United States v. Powell

PETITIONER: United States
RESPONDENT: Powell
LOCATION: Heart of Atlanta Motel

DOCKET NO.: 54
DECIDED BY: Warren Court (1962-1965)
LOWER COURT: United States Court of Appeals for the Third Circuit

CITATION: 379 US 48 (1964)
ARGUED: Oct 14, 1964 / Oct 15, 1964
DECIDED: Nov 23, 1964

Facts of the case

Question

Media for United States v. Powell

Audio Transcription for Oral Argument - October 15, 1964 in United States v. Powell

Audio Transcription for Oral Argument - October 14, 1964 in United States v. Powell

Earl Warren:

Number 54, United States et al, Petitioners, versus Max Powell et al.

Mr. Terris.

Bruce J. Terris:

Mr. Chief Justice, may it please the Court.

As has been indicated before, this case involves basically the same issues as are involved in the Ryan case.

The only real difference being that here there were second examinations of the taxpayer's records but notices under Section 7605 (b) had been sent.

I'll give the facts briefly.

Respondent Powell is the president of respondent William Penn Laundry Company which is the taxpayer, which is involved.

Mr. Powell received an Internal Revenue Service summons, give testimony, produced books and records of the company relating to its tax liability, the company's tax liability for the years 1958 and 1959.

The time the summons was issued, the statute of limitations, the three-year statute of limitations had elapsed although not the six-year.

As I've indicated since they're already been prior examination of the taxpayer's books, the statutory notice was sent by the Regional Commissioner.

At the administrative hearing, Mr. Powell refused to produce the books on the advice of counsel on the ground that the Government had made no showing of fraud.

In proceeding to enforce the summons in the District Court, the Government introduced the affidavit, not the testimony, the affidavit of an agent stating that on the basis of investigation, he had reason to suspect that the taxpayer has filed false and fraudulent returns for the years 1958 and 1959 with intent to evade its taxes and that the taxpayer had attempted to evade these taxes and I quote, “By overstating the amount of purchases made which in turn were used as expenses, so as to fraudulently understate the amount of taxable income.”

The District Court, while indicating doubt as to the legal rights of the respective parties, apparently compromised, and allowed the revenue agents one hour to examine the taxpayer's books.

The Third Circuit reversed.

It held that the summons was invalid on the ground that after the running of three-year statute of limitations a reexamination of the taxpayer's records is unnecessary under Section 7605 (b), unless the Commissioner shows that he has reasonable grounds to believe that the taxpayer has committed fraud.

Therefore, the issue in this case is the same as the issue in the Ryan case.
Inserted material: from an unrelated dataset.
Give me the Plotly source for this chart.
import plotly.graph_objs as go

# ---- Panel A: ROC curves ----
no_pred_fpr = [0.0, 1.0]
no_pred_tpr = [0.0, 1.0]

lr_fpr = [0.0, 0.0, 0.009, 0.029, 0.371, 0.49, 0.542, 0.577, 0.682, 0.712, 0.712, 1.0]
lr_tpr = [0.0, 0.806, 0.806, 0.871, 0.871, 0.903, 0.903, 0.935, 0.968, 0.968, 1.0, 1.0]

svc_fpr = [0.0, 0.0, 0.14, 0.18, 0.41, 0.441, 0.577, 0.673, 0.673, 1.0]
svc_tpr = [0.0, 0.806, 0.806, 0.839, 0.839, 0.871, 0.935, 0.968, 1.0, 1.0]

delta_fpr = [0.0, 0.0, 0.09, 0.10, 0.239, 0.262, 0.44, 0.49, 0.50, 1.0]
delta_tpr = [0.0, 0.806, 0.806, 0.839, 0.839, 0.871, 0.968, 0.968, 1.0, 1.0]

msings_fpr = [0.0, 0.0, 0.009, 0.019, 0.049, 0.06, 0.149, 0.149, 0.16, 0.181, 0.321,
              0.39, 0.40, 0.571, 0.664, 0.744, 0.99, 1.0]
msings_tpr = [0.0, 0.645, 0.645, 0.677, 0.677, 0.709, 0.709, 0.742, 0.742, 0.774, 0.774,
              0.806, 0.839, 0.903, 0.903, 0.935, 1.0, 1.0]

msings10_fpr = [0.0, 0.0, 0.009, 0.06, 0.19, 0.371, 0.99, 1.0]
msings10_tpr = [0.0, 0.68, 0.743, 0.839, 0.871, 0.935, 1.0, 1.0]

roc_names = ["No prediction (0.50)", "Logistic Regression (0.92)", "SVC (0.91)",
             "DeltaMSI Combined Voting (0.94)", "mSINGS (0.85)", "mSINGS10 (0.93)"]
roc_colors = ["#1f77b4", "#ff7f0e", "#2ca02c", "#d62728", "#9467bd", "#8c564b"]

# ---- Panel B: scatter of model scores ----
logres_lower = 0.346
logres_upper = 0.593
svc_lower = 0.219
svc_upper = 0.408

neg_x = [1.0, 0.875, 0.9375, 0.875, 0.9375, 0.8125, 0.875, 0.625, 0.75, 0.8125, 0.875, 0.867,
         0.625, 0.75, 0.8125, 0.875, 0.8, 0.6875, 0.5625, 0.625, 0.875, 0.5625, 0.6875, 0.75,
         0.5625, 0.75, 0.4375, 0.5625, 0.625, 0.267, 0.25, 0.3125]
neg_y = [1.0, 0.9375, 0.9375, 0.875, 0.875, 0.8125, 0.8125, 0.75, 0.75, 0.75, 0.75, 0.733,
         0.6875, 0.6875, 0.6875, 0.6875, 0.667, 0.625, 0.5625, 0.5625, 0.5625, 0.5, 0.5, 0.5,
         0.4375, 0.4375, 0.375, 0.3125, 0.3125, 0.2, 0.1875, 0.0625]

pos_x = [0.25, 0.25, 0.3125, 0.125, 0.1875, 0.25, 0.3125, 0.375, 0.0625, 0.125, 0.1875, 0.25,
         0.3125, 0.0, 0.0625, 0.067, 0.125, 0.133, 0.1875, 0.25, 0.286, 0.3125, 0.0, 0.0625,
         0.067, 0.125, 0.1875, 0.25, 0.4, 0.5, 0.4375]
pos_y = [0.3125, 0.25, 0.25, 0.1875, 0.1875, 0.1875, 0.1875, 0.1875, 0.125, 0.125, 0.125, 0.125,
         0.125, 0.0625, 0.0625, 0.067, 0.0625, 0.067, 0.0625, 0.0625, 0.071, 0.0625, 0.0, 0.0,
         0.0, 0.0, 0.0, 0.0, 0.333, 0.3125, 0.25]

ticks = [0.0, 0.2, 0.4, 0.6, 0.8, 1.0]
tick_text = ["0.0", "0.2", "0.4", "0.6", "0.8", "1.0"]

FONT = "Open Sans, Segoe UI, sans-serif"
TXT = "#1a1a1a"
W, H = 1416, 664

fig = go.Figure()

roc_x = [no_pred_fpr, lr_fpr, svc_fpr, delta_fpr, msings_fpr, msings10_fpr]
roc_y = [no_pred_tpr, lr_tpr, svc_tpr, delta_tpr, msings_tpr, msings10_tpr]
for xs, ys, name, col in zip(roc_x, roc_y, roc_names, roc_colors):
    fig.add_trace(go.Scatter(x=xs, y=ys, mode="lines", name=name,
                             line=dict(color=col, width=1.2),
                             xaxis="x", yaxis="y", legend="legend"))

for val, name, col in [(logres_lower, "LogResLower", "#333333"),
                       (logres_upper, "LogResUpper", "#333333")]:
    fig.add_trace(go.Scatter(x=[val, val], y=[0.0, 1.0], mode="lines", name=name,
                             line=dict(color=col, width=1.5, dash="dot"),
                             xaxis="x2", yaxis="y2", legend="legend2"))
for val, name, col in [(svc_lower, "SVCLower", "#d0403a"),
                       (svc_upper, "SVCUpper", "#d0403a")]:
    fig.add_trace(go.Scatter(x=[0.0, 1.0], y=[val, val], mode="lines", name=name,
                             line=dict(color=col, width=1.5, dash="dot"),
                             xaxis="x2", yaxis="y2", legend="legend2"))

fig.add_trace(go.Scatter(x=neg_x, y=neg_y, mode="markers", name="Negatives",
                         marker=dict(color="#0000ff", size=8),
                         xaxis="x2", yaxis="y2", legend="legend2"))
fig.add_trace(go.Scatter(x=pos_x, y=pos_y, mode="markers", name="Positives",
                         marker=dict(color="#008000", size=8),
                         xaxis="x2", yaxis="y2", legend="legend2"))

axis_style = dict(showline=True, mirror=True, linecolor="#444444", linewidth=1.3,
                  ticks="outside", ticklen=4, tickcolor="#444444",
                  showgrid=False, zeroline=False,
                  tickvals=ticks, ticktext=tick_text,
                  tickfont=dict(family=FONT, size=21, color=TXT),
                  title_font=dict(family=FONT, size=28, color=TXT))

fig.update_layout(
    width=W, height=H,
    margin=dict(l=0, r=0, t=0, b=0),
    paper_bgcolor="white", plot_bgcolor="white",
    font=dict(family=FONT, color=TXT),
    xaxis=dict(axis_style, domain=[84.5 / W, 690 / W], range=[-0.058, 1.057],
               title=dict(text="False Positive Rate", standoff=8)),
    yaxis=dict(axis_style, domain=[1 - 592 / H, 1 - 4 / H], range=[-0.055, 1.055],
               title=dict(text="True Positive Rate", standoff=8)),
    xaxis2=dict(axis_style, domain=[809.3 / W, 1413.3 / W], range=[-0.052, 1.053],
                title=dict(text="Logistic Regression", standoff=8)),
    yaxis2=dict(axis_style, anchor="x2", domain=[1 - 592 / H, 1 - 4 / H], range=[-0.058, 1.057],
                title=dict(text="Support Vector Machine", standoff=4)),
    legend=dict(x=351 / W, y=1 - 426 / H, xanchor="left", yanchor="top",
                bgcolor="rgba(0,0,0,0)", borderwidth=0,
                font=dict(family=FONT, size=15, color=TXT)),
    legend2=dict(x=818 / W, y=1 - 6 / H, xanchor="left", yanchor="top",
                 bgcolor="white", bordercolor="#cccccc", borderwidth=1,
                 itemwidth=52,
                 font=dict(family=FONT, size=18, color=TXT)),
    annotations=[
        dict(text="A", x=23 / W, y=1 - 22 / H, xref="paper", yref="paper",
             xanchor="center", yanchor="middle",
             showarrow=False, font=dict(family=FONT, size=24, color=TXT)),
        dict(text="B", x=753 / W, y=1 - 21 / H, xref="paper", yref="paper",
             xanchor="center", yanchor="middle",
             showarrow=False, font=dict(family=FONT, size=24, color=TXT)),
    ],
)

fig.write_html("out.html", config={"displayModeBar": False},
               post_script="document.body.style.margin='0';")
Whether the Government must show probable cause or reasonable grounds to believe which is the equivalent before it can obtain judicial enforcement of the summons which is as part of investigation after the three years statute of limitations has run.
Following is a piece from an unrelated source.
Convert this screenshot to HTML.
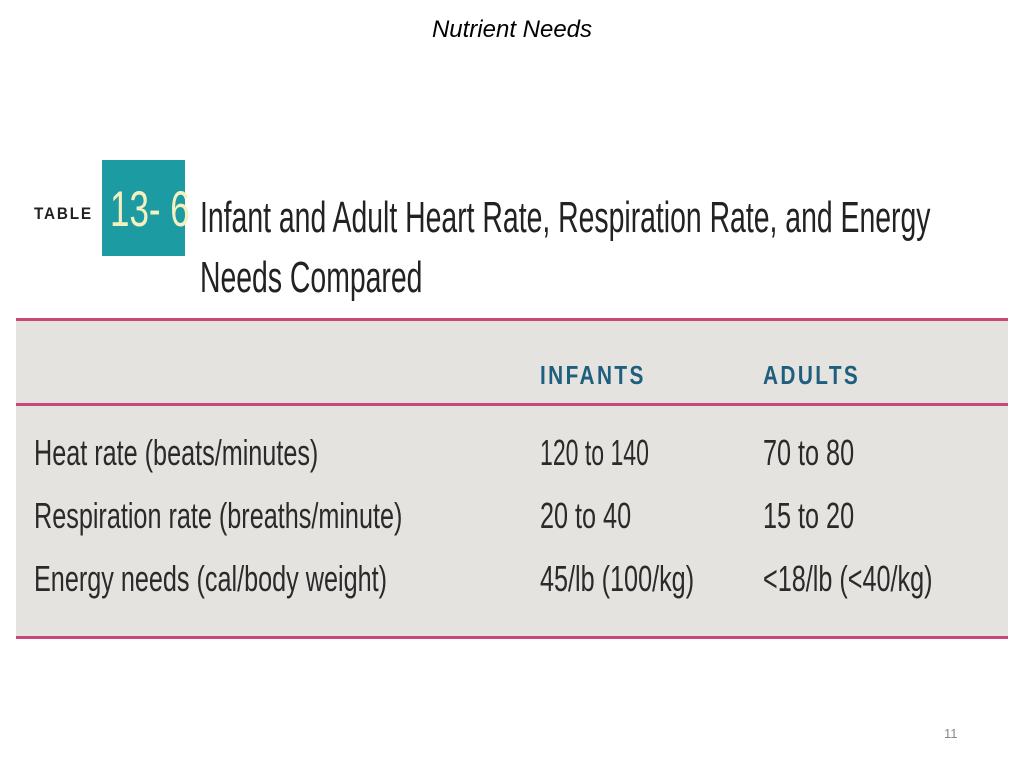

Now, as I've indicated the basic arguments of the government are the same as in the Ryan case and I will not repeat them.
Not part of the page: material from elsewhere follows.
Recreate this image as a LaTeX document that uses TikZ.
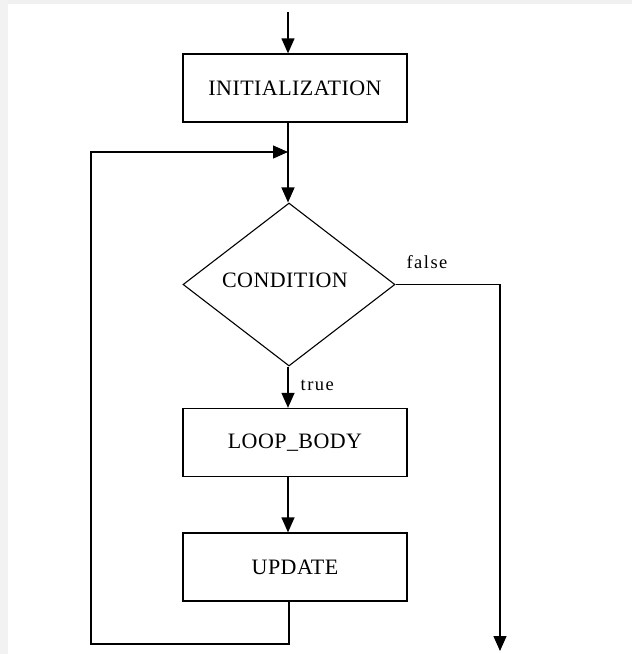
\documentclass[tikz,border=0pt]{standalone}
\usepackage{fontspec}
\setmainfont{Liberation Serif}
\usetikzlibrary{arrows.meta,shapes.geometric}

\begin{document}
\begin{tikzpicture}[x=1pt,y=-1pt,
  line width=1.3pt,
  flow/.style={-{Triangle[width=13pt,length=15pt]}},
  procbox/.style={draw, rectangle, minimum width=224pt, minimum height=68pt,
    inner sep=0pt, font=\fontsize{22}{24}\selectfont\addfontfeatures{LetterSpace=2}},
  decision/.style={draw, diamond, line width=1.1pt, minimum width=212pt,
    minimum height=163pt, inner sep=0pt, font=\fontsize{22}{24}\selectfont\addfontfeatures{LetterSpace=2}},
  edgelabel/.style={inner sep=0pt, font=\fontsize{18.5}{22}\selectfont\addfontfeatures{LetterSpace=8}}]

  % page and its faint frame
  \useasboundingbox (0,0) rectangle (632,654);
  \fill[white] (0,0) rectangle (632,654);
  \fill[gray!12] (0,0) rectangle (632,4);
  \fill[gray!10] (0,0) rectangle (8,654);

  % blocks
  \node[procbox] (init) at (295,88) {INITIALIZATION};
  \node[decision] (cond) at (289,284.5) {\raisebox{8pt}{CONDITION\hspace{8pt}}};
  \node[procbox] (body) at (295,442.5) {LOOP\_BODY};
  \node[procbox] (upd) at (295,567) {UPDATE};

  % free ends and bends
  \coordinate (entry) at (288,12);
  \coordinate (join) at (288,152);
  \coordinate (loopdown) at (289,644);
  \coordinate (loopleft) at (91,644);
  \coordinate (loopup) at (91,152);
  \coordinate (exit) at (500,651);

  % main flow
  \draw[flow] (entry) -- (init.north -| entry);
  \draw (init.south -| join) -- (join);
  \draw[flow] (join) -- (cond.north -| join);
  \draw[flow] (cond.south -| join) -- (body.north -| join)
    node[edgelabel, pos=0.45, right=12pt] {true};
  \draw[flow] (body.south -| join) -- (upd.north -| join);

  % back edge from the update step
  \draw[flow] (upd.south -| loopdown) -- (loopdown) -- (loopleft)
    -- (loopup) -- (join);

  % exit when the condition is false
  \draw[flow] (cond.east) -| (exit);
  \node[edgelabel] (falselabel) at (427,262) {false};
\end{tikzpicture}
\end{document}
I would however, like to turn to the practical effect of the taxpayer's argument or the respondent's argument.

Arthur J. Goldberg:

(Inaudible)

Bruce J. Terris:

That's right.

The reason I say that this makes no difference is once you've satisfied that part assuming there are two parts to the statute of 7605 (b).

Once you've satisfied the second part and then your back under the first part again.

And so that is the issue, whether the first part of Section 7605 (b) can be read separately from the second part and if read separately, means that the Government must show probable cause after the three-year period has run.

Can I ask you a question on that point, assuming that you take this narrow construction, certainly the first sentence of Section 7604 (b) do I understand meaning unnecessary is the equivalent of irrelevant?

Bruce J. Terris:

Yes, Your Honor.

What's the source of the taxpayer's right under that kind of a reading where will inquire him of anything, of things that you inquire that you say it could be inquired in the good faith or not.

Bruce J. Terris:

Well, Your Honor, I think there are two possible sources.

One is the Fourth Amendment, Oklahoma Press -- the Oklahoma Press case indicates that when a subpoena is sufficiently burdensome, sufficiently broad, and I assume it doesn't say this, is issued in bad faith, it would be considered unreasonable.

It might be considered unreasonable under the Fourth Amendment.